MICHAELA MAHLBERG: That’s a difficult question. If you could call this a misconception – you hear people often say or broad-brush writing “corpus linguistics adds objectivity to what you do, and it makes it all systematic and objective”. That is a misconception because it’s no more objective than anything else. It’s objective. But you just place the decision making at the different points. It’s in the corpus compilation. It’s in the choice of the tool. But you still need subjectivity, otherwise it doesn’t work. So, I think that for me is the greatest. When people then say “no, I’m doing a corpus study this is totally objective and now, I tell you all about how the language works”.

ROBBIE LOVE: And finally, what’s the future for corpus linguistics? How will it make an impact on the world in the future?

MICHAELA MAHLBERG: Going back to the beginning, to the language is a social phenomenon and also the stuff that I’m trying to do with the podcast – I would hope that we can get to a point where it can really make an impact on really every area. Language is everywhere and, if we as corpus linguists, find a way of explaining what we do… and it’s good job that you are doing this! So, it’s really good to see taking this out and explaining in that kind of regard.
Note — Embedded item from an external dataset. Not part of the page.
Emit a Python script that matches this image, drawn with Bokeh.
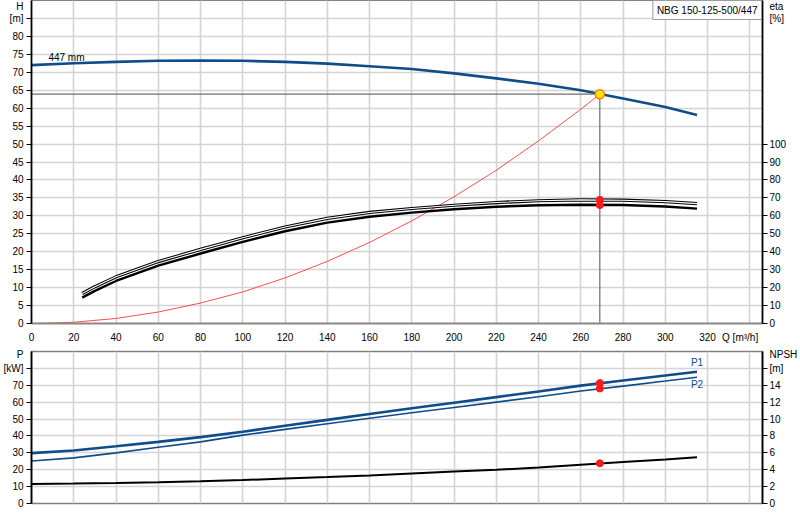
from bokeh.plotting import figure
from bokeh.models import Range1d, LinearAxis, FixedTicker, Label
from bokeh.layouts import column
from bokeh.embed import file_html
from bokeh.resources import INLINE

# ---------------- data ----------------
q_head = [0, 20, 40, 60, 80, 100, 120, 140, 160, 180, 200, 220, 240, 260, 280, 300, 315]
head = [72.0, 72.5, 72.9, 73.2, 73.3, 73.2, 72.9, 72.4, 71.7, 70.9, 69.7, 68.3, 66.8, 65.0, 62.7, 60.3, 58.1]

q_sys = [0, 20, 40, 60, 80, 100, 120, 140, 160, 180, 200, 220, 240, 260, 269]
h_sys = [0, 0.35, 1.4, 3.2, 5.7, 8.8, 12.7, 17.3, 22.6, 28.6, 35.3, 42.7, 50.9, 59.7, 63.9]

q_eta = [24, 30, 40, 60, 80, 100, 120, 140, 160, 180, 200, 220, 240, 260, 280, 300, 315]
eta_1 = [16.7, 20.5, 26.0, 34.5, 41.3, 47.8, 53.8, 58.6, 61.9, 64.1, 65.9, 67.4, 68.4, 68.9, 68.7, 67.9, 66.8]
eta_2 = [14.4, 18.2, 23.7, 32.2, 39.0, 45.5, 51.4, 56.2, 59.5, 61.8, 63.7, 65.1, 65.9, 66.2, 66.0, 65.2, 64.0]

q_pow = [0, 20, 40, 60, 80, 100, 120, 140, 160, 180, 200, 220, 240, 260, 280, 300, 315]
p1 = [29.8, 31.4, 33.9, 36.5, 39.3, 42.5, 46.0, 49.5, 53.0, 56.4, 59.7, 63.0, 66.3, 69.8, 72.8, 75.8, 78.0]
p2 = [25.2, 27.0, 30.0, 33.3, 36.5, 40.5, 43.9, 47.2, 50.5, 53.7, 56.8, 60.0, 63.2, 66.6, 69.5, 72.5, 74.8]
npsh = [2.3, 2.36, 2.43, 2.52, 2.63, 2.78, 2.95, 3.13, 3.33, 3.55, 3.78, 4.0, 4.25, 4.6, 4.92, 5.22, 5.48]

op_q = [269]
op_h = [63.9]
op_eta = [68.9, 66.0]
op_p = [71.3, 68.1]
op_npsh = [4.76]

# tick marks / grid positions
q_grid = [0, 20, 40, 60, 80, 100, 120, 140, 160, 180, 200, 220, 240, 260, 280, 300, 320, 340]
q_ticks = [0, 20, 40, 60, 80, 100, 120, 140, 160, 180, 200, 220, 240, 260, 280, 300, 320]
h_marks = [0, 5, 10, 15, 20, 25, 30, 35, 40, 45, 50, 55, 60, 65, 70, 75, 80, 85]
h_grid = h_marks + [90]
eta_marks = [0, 10, 20, 30, 40, 50, 60, 70, 80, 90, 100]
p_marks = [0, 10, 20, 30, 40, 50, 60, 70, 80]
p_grid = p_marks + [90]
npsh_marks = [0, 2, 4, 6, 8, 10, 12, 14, 16]

# axis titles placed as tick labels (position -> text)
q_title = {335.4: "Q [m³/h]"}
h_title = {85: "[m]", 88.5: "H"}
eta_title = {170: "[%]", 177: "eta"}
p_title = {80: "[kW]", 88.5: "P"}
npsh_title = {16: "[m]", 17.7: "NPSH"}

title_text = "NBG 150-125-500/447"
imp_text = "447 mm"

# ---------------- style ----------------
FONT = "Liberation Sans"
FS = "10px"
BLUE = "#0f4c8a"
GRID = "#d4d4d4"
Q_MIN, Q_MAX = 0, 346


def style_axis(ax, marks, titles, color="black", width=1.8, standoff=2):
    plain = [m for m in marks if m not in titles]
    ax.ticker = FixedTicker(ticks=plain + list(titles.keys()), minor_ticks=marks)
    ax.major_label_overrides = dict(titles)
    ax.axis_line_color = color
    ax.axis_line_width = width
    ax.major_tick_line_color = None
    ax.major_tick_out = 5
    ax.major_tick_in = 0
    ax.minor_tick_line_color = "black"
    ax.minor_tick_out = 5
    ax.minor_tick_in = 0
    ax.major_label_standoff = standoff
    ax.major_label_text_font = FONT
    ax.major_label_text_font_size = FS
    ax.major_label_text_color = "black"


def lab(plot, text, x, y, xo=0, yo=0, align="left", baseline="middle", color="black", **kw):
    plot.add_layout(Label(x=x, y=y, x_offset=xo, y_offset=yo, text=text, text_align=align,
                          text_baseline=baseline, text_font=FONT, text_font_size=FS,
                          text_color=color, **kw))


# ---------------- top figure ----------------
top = figure(width=800, height=345, x_range=Range1d(Q_MIN, Q_MAX), y_range=Range1d(0, 90),
             output_backend="svg", toolbar_location=None,
             min_border_left=30, min_border_right=38, min_border_top=0, min_border_bottom=21)
top.extra_y_ranges = {"eta": Range1d(0, 180)}
top.outline_line_color = "#808080"

top.xgrid.ticker = FixedTicker(ticks=q_grid)
top.ygrid.ticker = FixedTicker(ticks=h_grid)
for g in (top.xgrid, top.ygrid):
    g.grid_line_color = GRID
    g.grid_line_width = 1.6

xa = top.xaxis[0]
style_axis(xa, q_ticks, q_title, color="#888888", width=2, standoff=8)
xa.minor_tick_line_color = None
xa.major_tick_out = 0
xa.minor_tick_out = 0

ya = top.yaxis[0]
style_axis(ya, h_marks, h_title, standoff=3)

eta_axis = LinearAxis(y_range_name="eta")
style_axis(eta_axis, eta_marks, eta_title)
top.add_layout(eta_axis, "right")

# system curve
top.line(q_sys, h_sys, line_color="#ff3030", line_width=1, line_alpha=0.85)
# pump curve
top.line(q_head, head, line_color=BLUE, line_width=2.6)
# operating point guides
top.segment(x0=[Q_MIN], y0=op_h, x1=op_q, y1=op_h, line_color="#6e6e6e", line_width=1.2)
top.segment(x0=op_q, y0=[0], x1=op_q, y1=op_h, line_color="#6e6e6e", line_width=1.2)
# efficiency curves
top.line(q_eta, eta_1, y_range_name="eta", line_color="black", line_width=3.2)
top.line(q_eta, eta_1, y_range_name="eta", line_color="white", line_width=1.1)
top.line(q_eta, eta_2, y_range_name="eta", line_color="black", line_width=2.4)
top.scatter([op_q[0]] * len(op_eta), op_eta, y_range_name="eta", size=7,
            fill_color="#ff1a1a", line_color="#ff1a1a")
top.scatter(op_q, op_h, size=9, fill_color="#ffe800", line_color="#ff7a00", line_width=1.5)

lab(top, imp_text, 8, 74.2)
lab(top, title_text, Q_MAX, 90, xo=-1, yo=0, align="right", baseline="top",
    border_line_color="#9a9a9a", border_line_width=1, background_fill_color="white", padding=4)

# ---------------- bottom figure ----------------
bot = figure(width=800, height=170, x_range=top.x_range, y_range=Range1d(0, 90),
             output_backend="svg", toolbar_location=None, x_axis_location=None,
             min_border_left=30, min_border_right=38, min_border_top=6, min_border_bottom=12)
bot.extra_y_ranges = {"npsh": Range1d(0, 18)}
bot.outline_line_color = "#808080"
bot.outline_line_width = 1.5
bot.xgrid.ticker = FixedTicker(ticks=q_grid)
bot.ygrid.ticker = FixedTicker(ticks=p_grid)
for g in (bot.xgrid, bot.ygrid):
    g.grid_line_color = GRID
    g.grid_line_width = 1.6

pa = bot.yaxis[0]
style_axis(pa, p_marks, p_title, standoff=3)

na = LinearAxis(y_range_name="npsh")
style_axis(na, npsh_marks, npsh_title)
bot.add_layout(na, "right")

bot.line(q_pow, p1, line_color=BLUE, line_width=2.6)
bot.line(q_pow, p2, line_color=BLUE, line_width=1.6)
bot.line(q_pow, npsh, y_range_name="npsh", line_color="black", line_width=2)
bot.scatter([op_q[0]] * len(op_p), op_p, size=7, fill_color="#ff1a1a", line_color="#ff1a1a")
bot.scatter(op_q, op_npsh, y_range_name="npsh", size=7, fill_color="#ff1a1a", line_color="#ff1a1a")

lab(bot, "P1", q_pow[-1], p1[-1], yo=9, align="center", color=BLUE)
lab(bot, "P2", q_pow[-1], p2[-1], yo=-7, align="center", color=BLUE)

layout = column(top, bot, spacing=0)

open("out.html", "w").write(file_html(layout, INLINE))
So, I think the impact can really happen in every area but there’s a slight challenge to this. This is always with calling it ‘corpus linguistics’, I don’t think, is a very happy choice. I’m actually getting to the stage where I’m almost advocating to drop the ‘corpus’. It’s kind of the linguistics of the 21st century, isn’t it? In a world that is all digital where you have to deal with data and where you have to make sense of language and data, doing proper linguistics will have to use corpus methods. This is also where, for me, the life and language… you see how where the agenda is behind it all. But I think, yeah, that is where our potential lies.

ROBBIE LOVE: I think you’ve prompted me to introduce a new question for future episodes which is do we need to call it ‘corpus linguistics’ anymore? […] The method is not so important as the substance of the research. I don’t know if you have thoughts about that.

MICHAELA MAHLBERG: Yeah, wonderful. God, that’s a wonderful question because I think I’m doing a Dickens here now in terms of repeating for another time. That is what I meant at the beginning with “for me, corpus linguistics starts with the way we see language; the methods are secondary.” There was a period in corpus linguistics where people always said corpus linguistics is a method. I’ve always said you need corpus theoretical stuff. I’ve written a book that has got that in the title, and maybe at the time people weren’t so keen on it. I’m hoping maybe now that people are getting to this, maybe some people will look at this again and think “you know what actually…” Because if you start with how you look at the language, if you think about the patterns, the generalisability, the social norms – if you start with this, there is no need to constantly emphasise that you use computers. Especially now that the world is all digital, there is no need to do this. I think what we really need is more linguistics in data science, more Linguistics in AI. We don’t need more AI methods in corpus linguistics. We need to remind ourselves that we are experts in language and that is the strength and this is where we can have this impact and really do something.